The fourth Chinese Women's Social Status Survey, conducted in 2020, indicated that employed women spend an average of 154 minutes per day on household chores, approximately twice as many as men.

Meanwhile, 76.1 percent of the daily care for children under age 17 was shouldered by mothers. Research shows that childbirth and childcare are the primary reasons for women's career interruptions, she said.

Tan suggested improving the mechanism for the reasonable sharing of childbirth costs. "We need to clarify that maternity leave awards and paternity leave allowances are funded by insurance funds or local finances," Tan said.

Moreover, enterprises can be provided with a certain proportion of subsidies for the social insurance premiums of female employees during maternity leave, she said.

Tan also suggested giving appropriate bonus points or preferential consideration to companies with better gender equality in government procurement and bidding projects.

She recommended strengthening the advocacy of men's parenting responsibilities through the media, urging couples to share family burdens and truly increase women's willingness to bear children.

Political adviser Wu Ruijun said childcare services play a crucial role in promoting gender equality in employment and reducing the burden of childcare on families.

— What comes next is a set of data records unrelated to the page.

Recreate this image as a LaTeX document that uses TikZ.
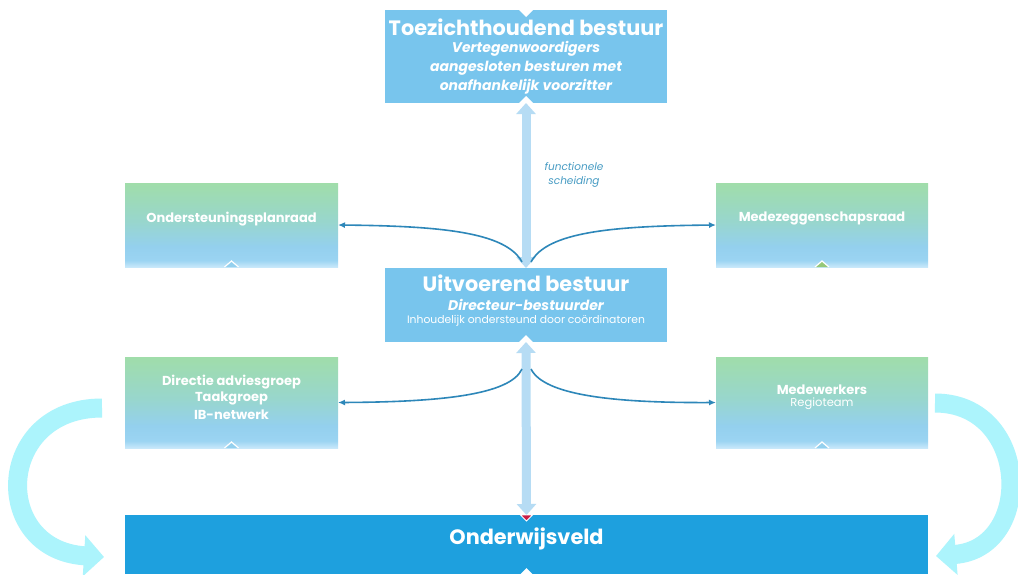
\documentclass[tikz,border=0pt]{standalone}
\usepackage{fontspec}
\setmainfont{Poppins}
\usetikzlibrary{arrows.meta,calc}
\definecolor{boxblue}{RGB}{120,197,237}
\definecolor{deepblue}{RGB}{30,160,222}
\definecolor{connc}{RGB}{45,135,185}
\definecolor{varrowc}{RGB}{182,220,244}
\definecolor{arcc}{RGB}{172,244,252}
\definecolor{notec}{RGB}{70,155,195}
\definecolor{gtop}{RGB}{160,221,170}
\definecolor{gmid}{RGB}{152,214,205}
\definecolor{gb1}{RGB}{148,208,238}
\definecolor{gb2}{RGB}{155,212,242}
\definecolor{gbot}{RGB}{200,232,250}
\definecolor{redtri}{RGB}{200,30,70}
\definecolor{greentri}{RGB}{150,200,120}
\pgfdeclareverticalshading{greenblue}{100bp}{color(0bp)=(gbot); color(25bp)=(gbot); color(29bp)=(gb2); color(37bp)=(gb1); color(52bp)=(gmid); color(75bp)=(gtop); color(100bp)=(gtop)}
\begin{document}
\begin{tikzpicture}[x=1pt,y=-1pt,
  every node/.style={inner sep=0pt, outer sep=0pt},
  solidbox/.style={rectangle, fill=boxblue},
  gbox/.style={rectangle, shading=greenblue},
  ttl/.style={text=white, font=\fontsize{20.8}{24}\selectfont\bfseries},
  subt/.style={text=white, font=\fontsize{14}{17}\selectfont\bfseries\itshape},
  smalltxt/.style={text=white, font=\fontsize{10.8}{13}\selectfont},
  gtxt/.style={text=white, font=\fontsize{13}{16}\selectfont\bfseries},
  notetxt/.style={text=notec, align=center, font=\fontsize{10.5}{14}\selectfont\itshape},
  varrow/.style={draw=varrowc, line width=9pt, {Triangle[width=19pt,length=11pt]}-{Triangle[width=19pt,length=11pt]}},
  conn/.style={draw=connc, line width=1.6pt, -{Latex[length=7pt,width=6pt]}},
  bigarc/.style={draw=arcc, line width=19pt, -{Triangle[width=40pt,length=20pt]}}
]
\useasboundingbox (0,0) rectangle (1018,574);
\fill[white] (0,0) rectangle (1018,574);

% boxes
\node[solidbox, minimum width=282pt, minimum height=93pt] (tb) at (526,56.5) {};
\node[solidbox, minimum width=282pt, minimum height=74pt] (ub) at (526,305) {};
\node[gbox, minimum width=213pt, minimum height=84pt] (osp) at (231.5,225) {};
\node[gbox, minimum width=212pt, minimum height=84pt] (mzr) at (822,225) {};
\node[gbox, minimum width=213pt, minimum height=91pt] (dag) at (231.5,402.5) {};
\node[gbox, minimum width=212pt, minimum height=91pt] (mw) at (822,402.5) {};
\node[rectangle, fill=deepblue, minimum width=803pt, minimum height=59pt] (ow) at (526.5,544.5) {};

% texts
\node[ttl] (t1) at (526,27) {Toezichthoudend bestuur};
\node[subt] (t2) at (526,49) {Vertegenwoordigers};
\node[subt] (t3) at (526,68) {aangesloten besturen met};
\node[subt] (t4) at (526,87) {onafhankelijk voorzitter};
\node[ttl] (u1) at (526,283) {Uitvoerend bestuur};
\node[subt] (u2) at (526,305) {Directeur-bestuurder};
\node[smalltxt] (u3) at (526,321) {Inhoudelijk ondersteund door coördinatoren};
\node[gtxt] (o1) at (231.5,219) {Ondersteuningsplanraad};
\node[gtxt] (m1) at (822,218) {Medezeggenschapsraad};
\node[gtxt] (d1) at (231.5,382) {Directie adviesgroep};
\node[gtxt] (d2) at (231.5,398) {Taakgroep};
\node[gtxt] (d3) at (231.5,415) {IB-netwerk};
\node[gtxt] (w1) at (822,390) {Medewerkers};
\node[smalltxt, font=\fontsize{11.5}{14}\selectfont] (w2) at (822,404) {Regioteam};
\node[ttl] (ow1) at (526.5,539) {Onderwijsveld};
\node[notetxt] (fs) at (574,175) {functionele\\scheiding};

% vertical arrows
\draw[varrow] (tb.south) -- (ub.north);
\draw[varrow] (ub.south) -- (ow.north);

% curved connectors
\coordinate (cul) at (522,262);
\coordinate (cur) at (531,262);
\coordinate (cll) at (522,369);
\coordinate (clr) at (531,369);
\draw[conn] (cul) .. controls (506,232) and (440,226) .. (osp.east);
\draw[conn] (cur) .. controls (547,232) and (612,226) .. (mzr.west);
\draw[conn] (cll) .. controls (510,395) and (440,402) .. (dag.east);
\draw[conn] (clr) .. controls (544,395) and (612,403) .. (mw.west);

% big side arcs
\coordinate (al) at (102,408);
\coordinate (bl) at (104,557);
\coordinate (ar) at (935,403);
\coordinate (br) at (936,556);
\draw[bigarc] (al) .. controls (-5,408) and (-10,550) .. (bl);
\draw[bigarc] (ar) .. controls (1030,403) and (1035,548) .. (br);

% small notches
\fill[white] ($(tb.north)+(-7,0)$) -- ($(tb.north)+(7,0)$) -- ($(tb.north)+(0,7)$) -- cycle;
\fill[white] ($(tb.south)+(-7,0)$) -- ($(tb.south)+(7,0)$) -- ($(tb.south)+(0,-7)$) -- cycle;
\fill[white] ($(ub.south)+(-7,0)$) -- ($(ub.south)+(7,0)$) -- ($(ub.south)+(0,-7)$) -- cycle;
\draw[white, line width=1.2pt, fill=gb1] ($(osp.south)+(-7,0)$) -- ($(osp.south)+(0,-6)$) -- ($(osp.south)+(7,0)$);
\draw[white, line width=1.2pt, fill=greentri] ($(mzr.south)+(-7,0)$) -- ($(mzr.south)+(0,-6)$) -- ($(mzr.south)+(7,0)$);
\draw[white, line width=1.2pt, fill=gb1] ($(dag.south)+(-7,0)$) -- ($(dag.south)+(0,-6)$) -- ($(dag.south)+(7,0)$);
\draw[white, line width=1.2pt, fill=gb1] ($(mw.south)+(-7,0)$) -- ($(mw.south)+(0,-6)$) -- ($(mw.south)+(7,0)$);
\fill[redtri, draw=white, line width=0.8pt] ($(ow.north)+(-6,0)$) -- ($(ow.north)+(6,0)$) -- ($(ow.north)+(0,6)$) -- cycle;
\fill[white] ($(ow.south)+(-6,0)$) -- ($(ow.south)+(6,0)$) -- ($(ow.south)+(0,-6)$) -- cycle;
\end{tikzpicture}
\end{document}
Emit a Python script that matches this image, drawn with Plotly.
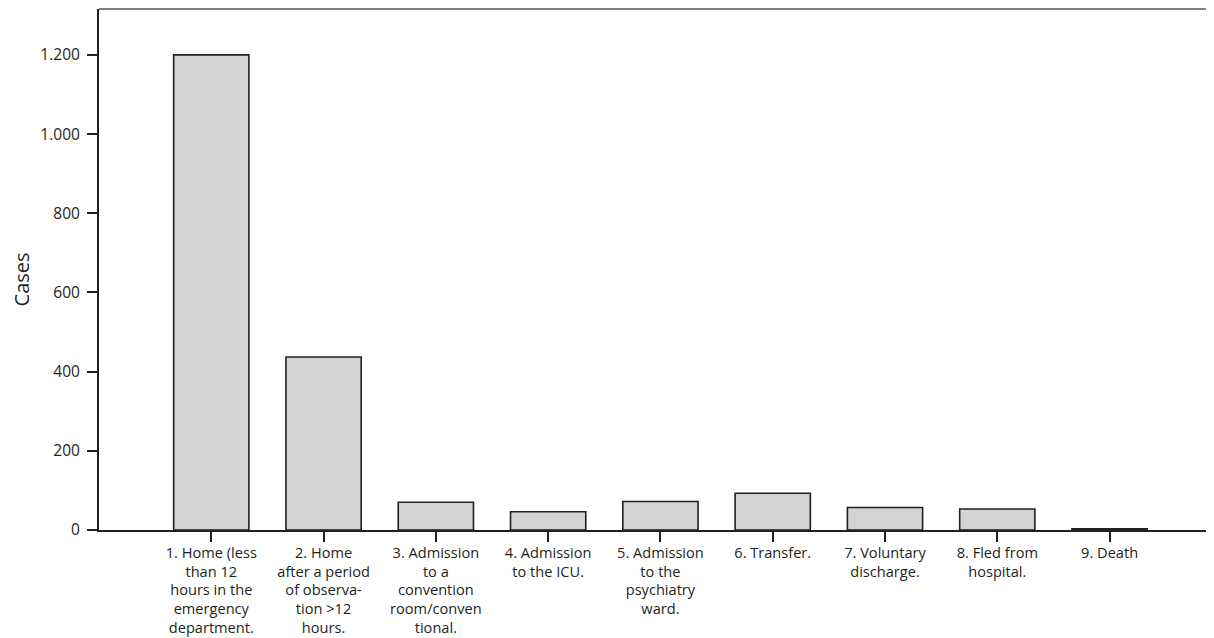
import plotly.graph_objects as go

categories = [
    "1. Home (less<br>than 12<br>hours in the<br>emergency<br>department.",
    "2. Home<br>after a period<br>of observa-<br>tion >12<br>hours.",
    "3. Admission<br>to a<br>convention<br>room/conven<br>tional.",
    "4. Admission<br>to the ICU.",
    "5. Admission<br>to the<br>psychiatry<br>ward.",
    "6. Transfer.",
    "7. Voluntary<br>discharge.",
    "8. Fled from<br>hospital.",
    "9. Death",
]
cases = [1200, 437, 70, 46, 72, 93, 57, 53, 3]
y_ticks = [0, 200, 400, 600, 800, 1000, 1200]
y_tick_labels = ["0", "200", "400", "600", "800", "1.000", "1.200"]

positions = list(range(len(categories)))
FONT = "Open Sans"
DARK = "#231f20"

fig = go.Figure()
fig.add_trace(go.Bar(
    x=positions,
    y=cases,
    width=0.67,
    marker=dict(color="#d1d3d4", line=dict(color=DARK, width=1.6)),
    hoverinfo="skip",
))

fig.update_layout(
    width=1206,
    height=630,
    margin=dict(l=91, r=0, t=1, b=108),
    paper_bgcolor="white",
    plot_bgcolor="white",
    showlegend=False,
    font=dict(family=FONT, color=DARK, size=14),
    xaxis=dict(
        range=[-1.0, 8.93],
        tickmode="array",
        tickvals=positions,
        ticktext=categories,
        ticks="outside",
        ticklen=10,
        tickwidth=2,
        tickcolor=DARK,
        ticklabelstandoff=-2,
        showline=True,
        linecolor=DARK,
        linewidth=2,
        showgrid=False,
        zeroline=False,
        automargin=False,
        tickfont=dict(family=FONT, size=14.6, color=DARK),
        fixedrange=True,
    ),
    yaxis=dict(
        range=[0, 1316],
        tickmode="array",
        tickvals=y_ticks,
        ticktext=y_tick_labels,
        ticks="outside",
        ticklen=10,
        tickwidth=2,
        tickcolor=DARK,
        ticklabelstandoff=4,
        showline=True,
        linecolor=DARK,
        linewidth=2,
        showgrid=False,
        zeroline=False,
        automargin=False,
        tickfont=dict(family=FONT, size=15.5, color=DARK),
        fixedrange=True,
    ),
    shapes=[dict(
        type="line", xref="paper", yref="paper",
        x0=0, x1=1, y0=1, y1=1,
        line=dict(color="#808080", width=2),
    )],
    annotations=[dict(
        text="Cases", xref="paper", yref="paper",
        x=-0.0695, y=0.48, xanchor="center", yanchor="middle",
        textangle=-90, showarrow=False,
        font=dict(family=FONT, size=20, color=DARK),
    )],
)

fig.write_html("out.html")
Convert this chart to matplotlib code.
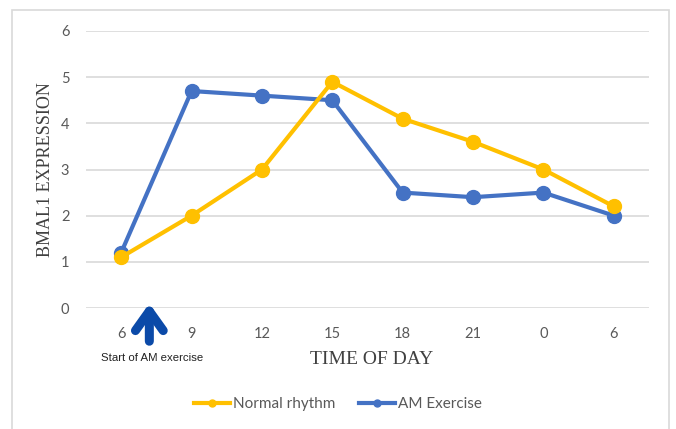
import matplotlib.pyplot as plt
from matplotlib.patches import Rectangle

# chart data
hours = ['6', '9', '12', '15', '18', '21', '0', '6']
normal = [1.1, 2.0, 3.0, 4.9, 4.1, 3.6, 3.0, 2.2]
am_exercise = [1.2, 4.7, 4.6, 4.5, 2.5, 2.4, 2.5, 2.0]
yticks = [0, 1, 2, 3, 4, 5, 6]

yellow = '#FFC000'
blue = '#4472C4'
grey_txt = '#595959'

fig = plt.figure(figsize=(6.76, 4.29), dpi=100)
ax = fig.add_axes([86/676, 1 - 308/429, (649-86)/676, (308-31)/429])

x = list(range(len(hours)))
ax.plot(x, am_exercise, color=blue, lw=3, marker='o', ms=10, label='AM Exercise', zorder=3)
ax.plot(x, normal, color=yellow, lw=3, marker='o', ms=10, label='Normal rhythm', zorder=4)

ax.set_xlim(-0.5, len(hours) - 0.5)
ax.set_ylim(0, 6)
ax.set_yticks(yticks)
ax.set_xticks(x)
ax.set_xticklabels(hours)
ax.grid(axis='y', color='#d9d9d9', lw=1.2)
ax.set_axisbelow(True)
for s in ax.spines.values():
    s.set_visible(False)
ax.tick_params(length=0, labelsize=10.5, colors=grey_txt, pad=12)
for lab in ax.get_xticklabels() + ax.get_yticklabels():
    lab.set_family('Lato')
ax.tick_params(axis='x', pad=14)

fig.text(372/676, 1 - 360/429, 'TIME OF DAY', family='Liberation Serif', fontsize=14,
         color='#404040', ha='center', va='center')
fig.text(46/676, 1 - 170/429, 'BMAL1 EXPRESSION', family='Liberation Serif', fontsize=13,
         color='#404040', ha='center', va='center', rotation=90)

# arrow + note
ax.annotate('', xy=(0.4, 0.1), xytext=(0.4, -0.72), xycoords='data',
            arrowprops=dict(arrowstyle='->,head_length=1.4,head_width=1.0', lw=6.5,
                            color='#0b4aa8', capstyle='round', joinstyle='round',
                            shrinkA=0, shrinkB=0),
            annotation_clip=False)
fig.text(152/676, 1 - 358/429, 'Start of AM exercise', fontsize=8.2, family='Liberation Sans',
         color='#222222', ha='center', va='center')

handles, labels = ax.get_legend_handles_labels()
leg = fig.legend(handles[::-1], labels[::-1], loc='center', bbox_to_anchor=(338/676, 1 - 404/429),
                 ncol=2, frameon=False, handlelength=2.4, markerscale=0.5,
                 columnspacing=1.5, handletextpad=0.2, labelcolor=grey_txt,
                 prop={'family': 'Lato', 'size': 11})

fig.patches.append(Rectangle((12/676, -0.1), (669-12)/676, 1.1 - 10/429, transform=fig.transFigure,
                             fill=False, edgecolor='#d9d9d9', lw=1.2))

fig.savefig('out.png', dpi=100)
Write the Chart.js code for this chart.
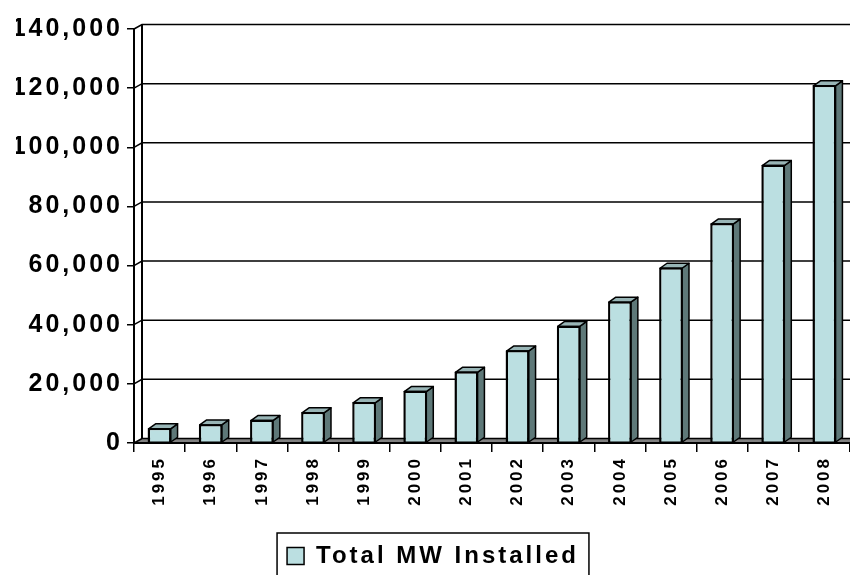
<!DOCTYPE html>
<html>
<head>
<meta charset="utf-8">
<script src="https://cdn.jsdelivr.net/npm/chart.js@4.4.1/dist/chart.umd.min.js"></script>
<style>
  html, body { margin: 0; background: #fff; }
  canvas { display: block; }
</style>
</head>
<body>
<canvas id="chart" width="850" height="575"></canvas>
<script>
// data
const years = ['1995', '1996', '1997', '1998', '1999', '2000', '2001',
               '2002', '2003', '2004', '2005', '2006', '2007', '2008'];
const totalMW = [4800, 6100, 7600, 10200, 13600, 17400, 23900,
                 31100, 39431, 47620, 59091, 74052, 93820, 120791];
const yTicks = [0, 20000, 40000, 60000, 80000, 100000, 120000, 140000];
const seriesName = 'Total MW Installed';

// look
const fontFamily = '"Liberation Sans", Arial, sans-serif';
const faceColor = '#BBDFE1';
const topColor = '#98B5B6';
const sideColor = '#5E7878';
const floorColor = '#808080';
const wallDX = 8, wallDY = 4.5;   // depth of the back wall
const barDX = 7, barDY = 5;       // depth of each bar

// old excel spacing between letters
const spacingPlugin = {
  id: 'spacing',
  beforeLayout(chart) { chart.ctx.letterSpacing = '3px'; },
  beforeDraw(chart) { chart.ctx.letterSpacing = '3px'; }
};

// back wall, side wall and floor
const wallsPlugin = {
  id: 'walls',
  beforeDraw(chart) {
    const { ctx, chartArea: a, scales: { y } } = chart;
    ctx.save();
    ctx.beginPath();
    ctx.moveTo(a.left, a.bottom);
    ctx.lineTo(a.left + wallDX, a.bottom - wallDY);
    ctx.lineTo(a.right + wallDX, a.bottom - wallDY);
    ctx.lineTo(a.right, a.bottom);
    ctx.closePath();
    ctx.fillStyle = floorColor;
    ctx.fill();

    ctx.strokeStyle = '#000';
    ctx.lineWidth = 1.5;
    yTicks.forEach(v => {
      const py = y.getPixelForValue(v);
      ctx.beginPath();
      ctx.moveTo(a.left, py);
      ctx.lineTo(a.left + wallDX, py - wallDY);
      ctx.lineTo(a.right + wallDX, py - wallDY);
      ctx.stroke();
    });

    ctx.lineWidth = 2;
    ctx.beginPath();
    ctx.moveTo(a.left + wallDX, y.getPixelForValue(yTicks[yTicks.length - 1]) - wallDY);
    ctx.lineTo(a.left + wallDX, a.bottom - wallDY);
    ctx.stroke();
    ctx.restore();
  }
};

// top and side faces of the bars
const barsPlugin = {
  id: 'bars3d',
  afterDatasetsDraw(chart) {
    const ctx = chart.ctx;
    const meta = chart.getDatasetMeta(0);
    ctx.save();
    ctx.strokeStyle = '#000';
    ctx.lineWidth = 1.5;
    ctx.lineJoin = 'round';
    const poly = (pts, fill) => {
      ctx.beginPath();
      pts.forEach((p, i) => i ? ctx.lineTo(p[0], p[1]) : ctx.moveTo(p[0], p[1]));
      ctx.closePath();
      ctx.fillStyle = fill;
      ctx.fill();
      ctx.stroke();
    };
    meta.data.forEach(bar => {
      const { x, y, base, width } = bar.getProps(['x', 'y', 'base', 'width'], true);
      const l = x - width / 2, r = x + width / 2;
      poly([[r, y], [r + barDX, y - barDY], [r + barDX, base - barDY], [r, base]], sideColor);
      poly([[l, y], [l + barDX, y - barDY], [r + barDX, y - barDY], [r, y]], topColor);
      ctx.strokeRect(l, y, width, base - y);
    });
    ctx.restore();
  }
};

// frame round the legend
const legendBoxPlugin = {
  id: 'legendBox',
  afterDraw(chart) {
    const lg = chart.legend;
    const hb = lg.legendHitBoxes[0];
    if (!hb) return;
    const ctx = chart.ctx;
    ctx.save();
    ctx.strokeStyle = '#000';
    ctx.lineWidth = 1.5;
    ctx.strokeRect(hb.left - 10, hb.top - 11, hb.width + 20, 80);
    ctx.restore();
  }
};

new Chart(document.getElementById('chart'), {
  type: 'bar',
  data: {
    labels: years,
    datasets: [{
      label: seriesName,
      data: totalMW,
      backgroundColor: faceColor,
      borderColor: '#000',
      borderWidth: 1.5,
      categoryPercentage: 1,
      barPercentage: 0.43
    }]
  },
  options: {
    responsive: false,
    devicePixelRatio: 1,
    animation: false,
    events: [],
    layout: { padding: { left: 16, top: 29, right: 0, bottom: -3 } },
    scales: {
      x: {
        afterFit: s => { s.height = 94; },
        grid: { offset: true, drawOnChartArea: false, drawTicks: true, tickLength: 9, color: '#000', lineWidth: 1.5 },
        border: { display: true, color: '#000', width: 2 },
        ticks: {
          color: '#000',
          minRotation: 90,
          maxRotation: 90,
          padding: 4,
          font: { family: fontFamily, size: 17, weight: 'bold' }
        }
      },
      y: {
        min: 0,
        max: 140000,
        afterBuildTicks: s => { s.ticks = yTicks.map(v => ({ value: v })); },
        afterFit: s => { s.width = 118; },
        grid: { drawOnChartArea: false, drawTicks: true, tickLength: 7, color: '#000', lineWidth: 1.5 },
        border: { display: true, color: '#000', width: 2 },
        ticks: {
          color: '#000',
          padding: 4,
          font: { family: fontFamily, size: 25, weight: 'bold' },
          callback: v => v.toLocaleString('en-US')
        }
      }
    },
    plugins: {
      legend: {
        position: 'bottom',
        labels: {
          color: '#000',
          boxWidth: 17,
          boxHeight: 17,
          padding: 7,
          font: { family: fontFamily, size: 24, weight: 'bold', lineHeight: 1 }
        }
      },
      tooltip: { enabled: false }
    }
  },
  plugins: [spacingPlugin, wallsPlugin, barsPlugin, legendBoxPlugin]
});
</script>
</body>
</html>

Wu, a professor from East China Normal University's School of Social Development, said the general cost of childcare services in China is high.

According to a 2020 survey from the National Committee of the Chinese People's Political Consultative Conference, the average monthly cost for childcare institutions is around 2,700 yuan ($375), accounting for 36 percent of the disposable income of Chinese families that year.

Some private childcare institutions have reduced their admission fees after converting to inclusive childcare institutions, but high operating costs such as rent and salaries make it difficult to achieve a revenue balance, Wu said.